Watching Vickie Paladino tell Rob Schmitt that “my skin literally crawled” during Zohran Mamdani’s speech was a gut punch for patriots who love this city and what it stands for. Paladino, a Republican voice for everyday New Yorkers, spoke plainly about the chill many felt listening to a man openly embrace democratic socialism on the steps of our city. Her reaction is not theater — it’s the honest alarm of someone who sees rule-of-law and common-sense governance threatened.
What happened in New York on January 1, 2026, was historic in more ways than one: Zohran Mamdani was sworn in as mayor amid fanfare and national attention, becoming the city’s youngest and first Muslim, South Asian, and African-born mayor — and he promised to govern “expansively and audaciously.” His inauguration, attended by progressive icons and marked by symbolic gestures, made clear this is a new chapter of bold left-wing experimentation in America’s largest city. For millions of patriotic New Yorkers the question is simple: will audacity save the city or wreck it?
Mamdani’s agenda reads like a progressive wish list — universal childcare, free bus service, rent freezes for large numbers of tenants, and pilots for city-run grocery stores — all to be paid for by higher taxes on the wealthy and corporations. Those aren’t abstract policy proposals; they are real costs that will squeeze small businesses and the middle class, who already shoulder too much of the tax burden. Anyone with a functioning calculator knows promises of freebies must be paid for somehow, and the left’s answer is always the same: tax, regulate, and centralize more power.

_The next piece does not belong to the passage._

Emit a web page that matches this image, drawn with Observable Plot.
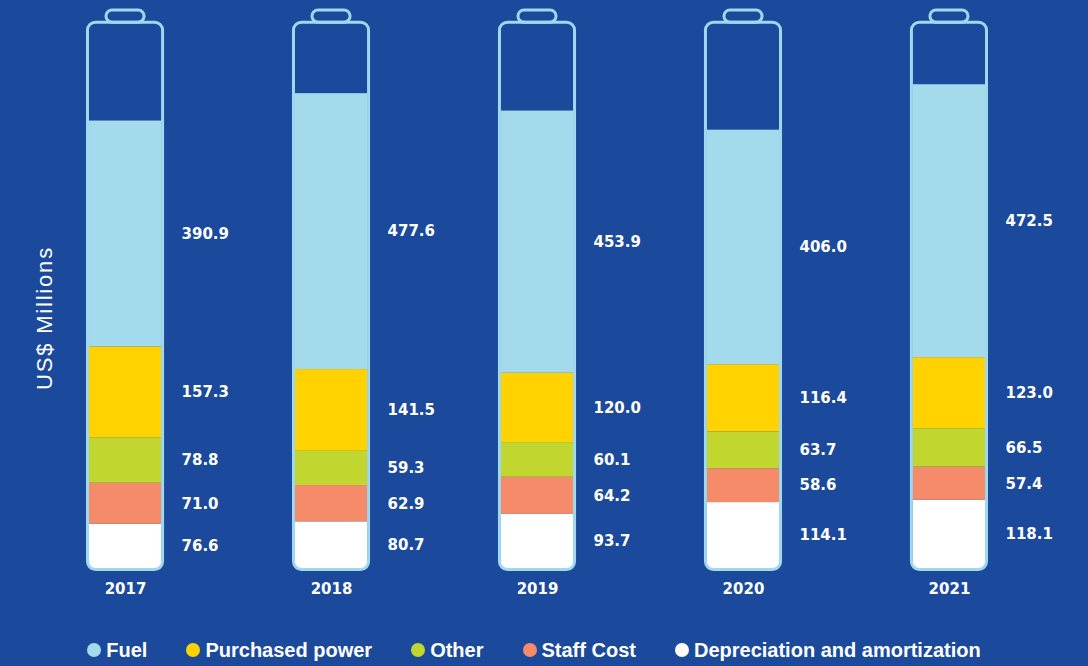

Conservative Americans aren’t spreading fear — we’re sounding an alarm. Reporters noted how quickly Mamdani’s rhetoric rallied crowds and how national progressives celebrated the win, but the same rhetoric that pumps up a crowd also paves the way for top-down mandates that crush economic freedom and embolden political virtue-signaling over public safety. Business owners and taxpayers watching this shift are right to be nervous: higher taxes, frozen rents that discourage investment, and expanded entitlement programs rarely deliver promised outcomes without consequences.
Paladino has been consistent in her warnings for months, telling Newsmax she was “a little nervous” as Mamdani rose through the Democratic primary and urging Republicans to turn out — and now her unease looks prescient. Conservatives who once shrugged at another left-leaning mayoral win should stop laughing and start organizing; this is not an abstract ideological contest but a fight over whether New York remains a city that rewards work and protects its citizens. The real test will be whether those who cheered at the inauguration can actually keep their promises without destroying the private sector that employs so many.
If New Yorkers want real change, they deserve leaders who fix the subway, keep streets safe, and get kids reading — not mayors who build electoral coalitions on sermonizing about class envy and then hand bureaucrats the keys to the treasury. Voters who care about common-sense solutions must use every tool available: ballot boxes, local elections, civic pressure, and relentless oversight. This is the moment for conservatives and moderates to defend the city that made America great, to demand competence over ideology, and to remind elected officials that when government overreaches, hardworking people pay the price.